In very stark contrast, the Green convention was in the student center at UH. The building was open to anyone and I saw no restrictions to access any of the rooms (with the exception of the one room reserved for press conferences). The credentials consisted of a clear plastic name-tag holder with glued-on ribbon reading “Press” and a shoelace lanyard. Despite registering ahead of time, when I arrived to check in the volunteer wrote my details on a bit of card and put the card in the holder. It was something one of my kids could have done.
Attendees were, as far as I could tell, mostly older (over 30) and predominantly white. There was a subset that was a diverse mix of ages and backgrounds and many of these appeared to be migrating Bernie Sanders supporters. I spoke to a few of them, including YahNe Ndgo, and they seemed disappointed enough with the Dems to be now pinning their hope on the Greens. A decent summary of this phenomenon is offered by Christopher Hooks on Politico’s website: What If the Green Party Stopped Being Kooky and Started Getting Real? (note: I don’t know Hooks and have no affiliation with Politico or the Texas Observer).
Speeches were well attended and the crowd was enthusiastic. The best speech was Cornel West’s keynote (that is not him in the picture, obviously). As our 4 hours of live radio thundered along, we were plagued with all sorts of issues that made getting the broadcast on the air on ongoing challenge. Otis Maclay (pictured below) and Bobby Modad performed several technical contortions in a constant struggle against fluctuating audio quality from the convention floor, distracting background noise in the room, and impromptu visits and comments from passers by.

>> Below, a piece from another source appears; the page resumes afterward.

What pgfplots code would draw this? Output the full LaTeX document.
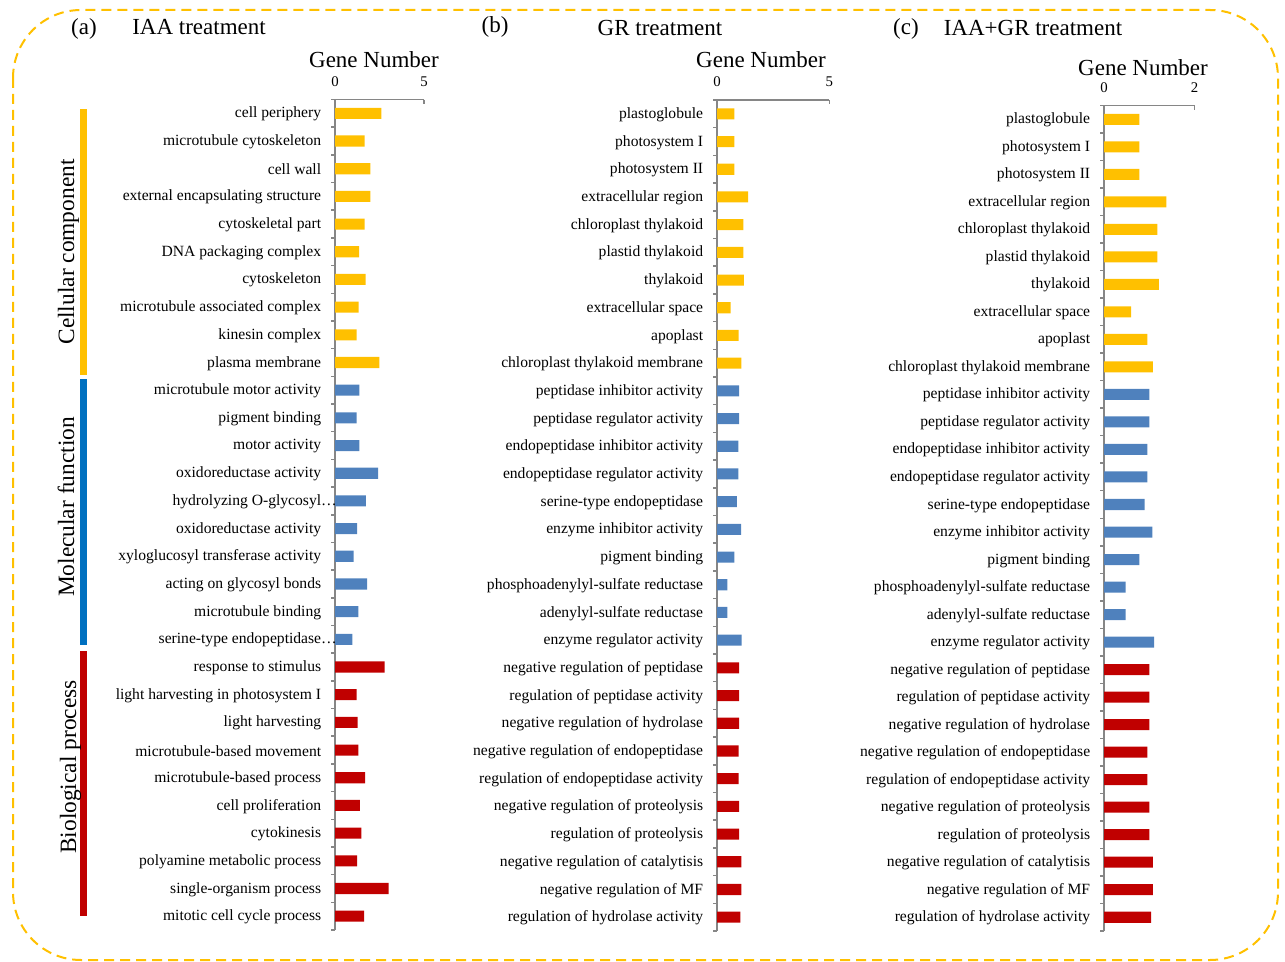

Despite the many challenges and variable sound quality, I am happy to have witnessed and covered this convention. If you want to hear what it all sounded like you can check out the archive on audioport where you will hear the many voices besides mine, including David Cobb, Ann Garrison, Greg Palast, Kat Gruene, Staci Davis, Scooter, YahNe Ndgo, Cornell West, Howie Hawkins, Bruce Dixon, Ajamu Baraka, and Jill Stein.
Last’s show was preempted by Pacifica’s coverage of the Republican National Convention. This week’s show is running at the same time as key speeches at the Democratic National Convention, and KPFT is also fundraising this week. That means that the show faces the interesting task of trying to compete with the DNC and raise money after not being on the air in two weeks.
We can do it but we will need your help so, please, call 713 526 5738 and donate to KPFT. Help us keep in tact The Monitor’s 13-year record of doing its part. Thank you!
Our only guest for this week’s show is Otis Maclay. Otis is the Pacifica Web Administrator and was for many years the Program Director at KPFT. He gave me my start on the radio and will perhaps share some of that story with you.